Hi All,
Couple days ago, I tried to integrate SQL and streaming together. My
understanding is I can transform RDD from Dstream to schemaRDD and execute
SQL on each RDD. But I got no luck
Would you guys help me take a look at my code? Thank you very much!
object KafkaSpark {
def main(args: Array[String]): Unit = {
if (args.length < 4) {
System.err.println("Usage: KafkaSpark <zkQuorum> <group> <topics>
<numThreads>")
System.exit(1)
}
val Array(zkQuorum, group, topics, numThreads) = args
val sparkConf = new SparkConf().setAppName("KafkaSpark")
val ssc = new StreamingContext(sparkConf, Seconds(10))
val sc = new SparkContext(sparkConf)
val sqlContext = new SQLContext(sc);
// ssc.checkpoint("checkpoint")
// Importing the SQL context gives access to all the SQL functions and
implicit conversions.
import sqlContext._
val tt = Time(10000)
val topicpMap = topics.split(",").map((_,numThreads.toInt)).toMap
val recordsStream = KafkaUtils.createStream(ssc, zkQuorum, group,
topicpMap).map(t => getRecord(t._2.split("#")))

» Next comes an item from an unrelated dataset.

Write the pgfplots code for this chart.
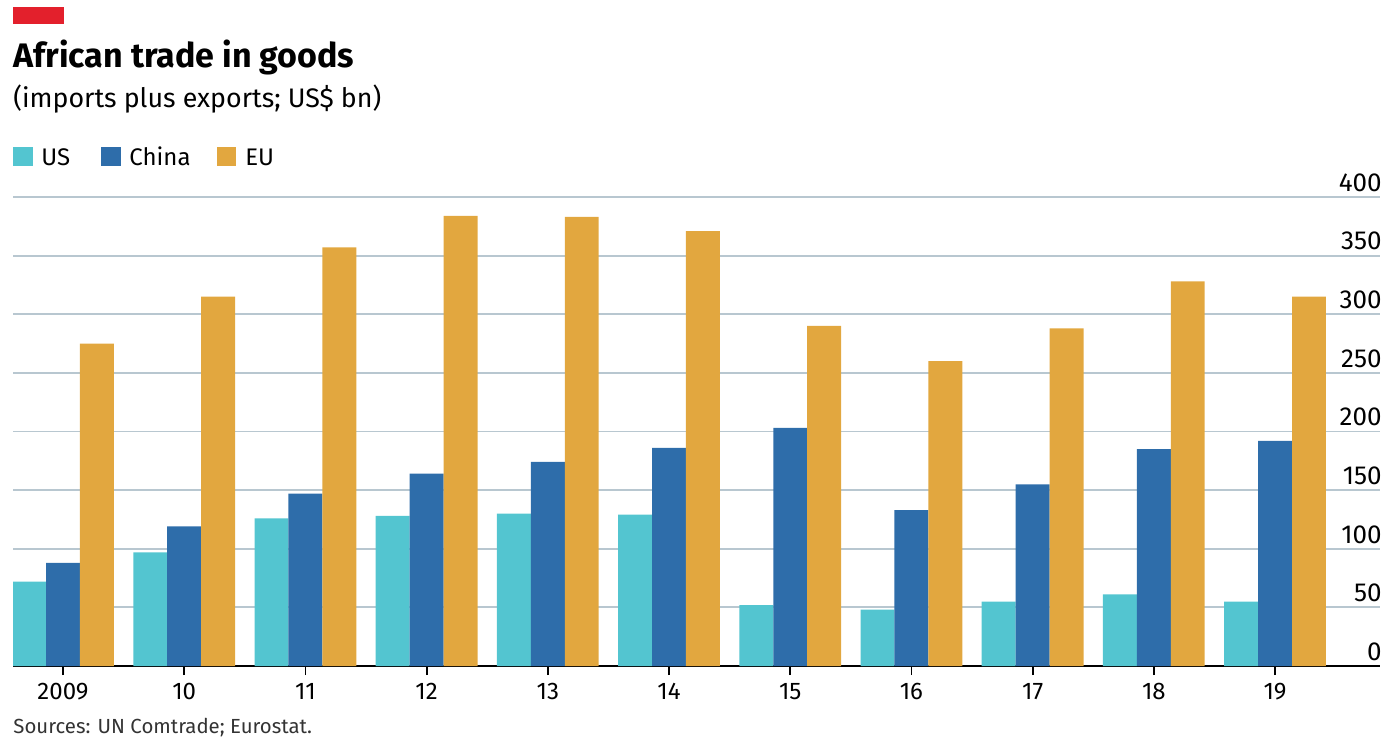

val result = recordsStream.foreachRDD((recRDD, tt)=>{
recRDD.registerAsTable("records")
val result = sql("select * from records")
println(result)
result.foreach(println)
})
ssc.start()
ssc.awaitTermination()
}
def getRecord(l:Array[String]):Record = {
println("Getting the record")
Record(l(0), l(1))}
}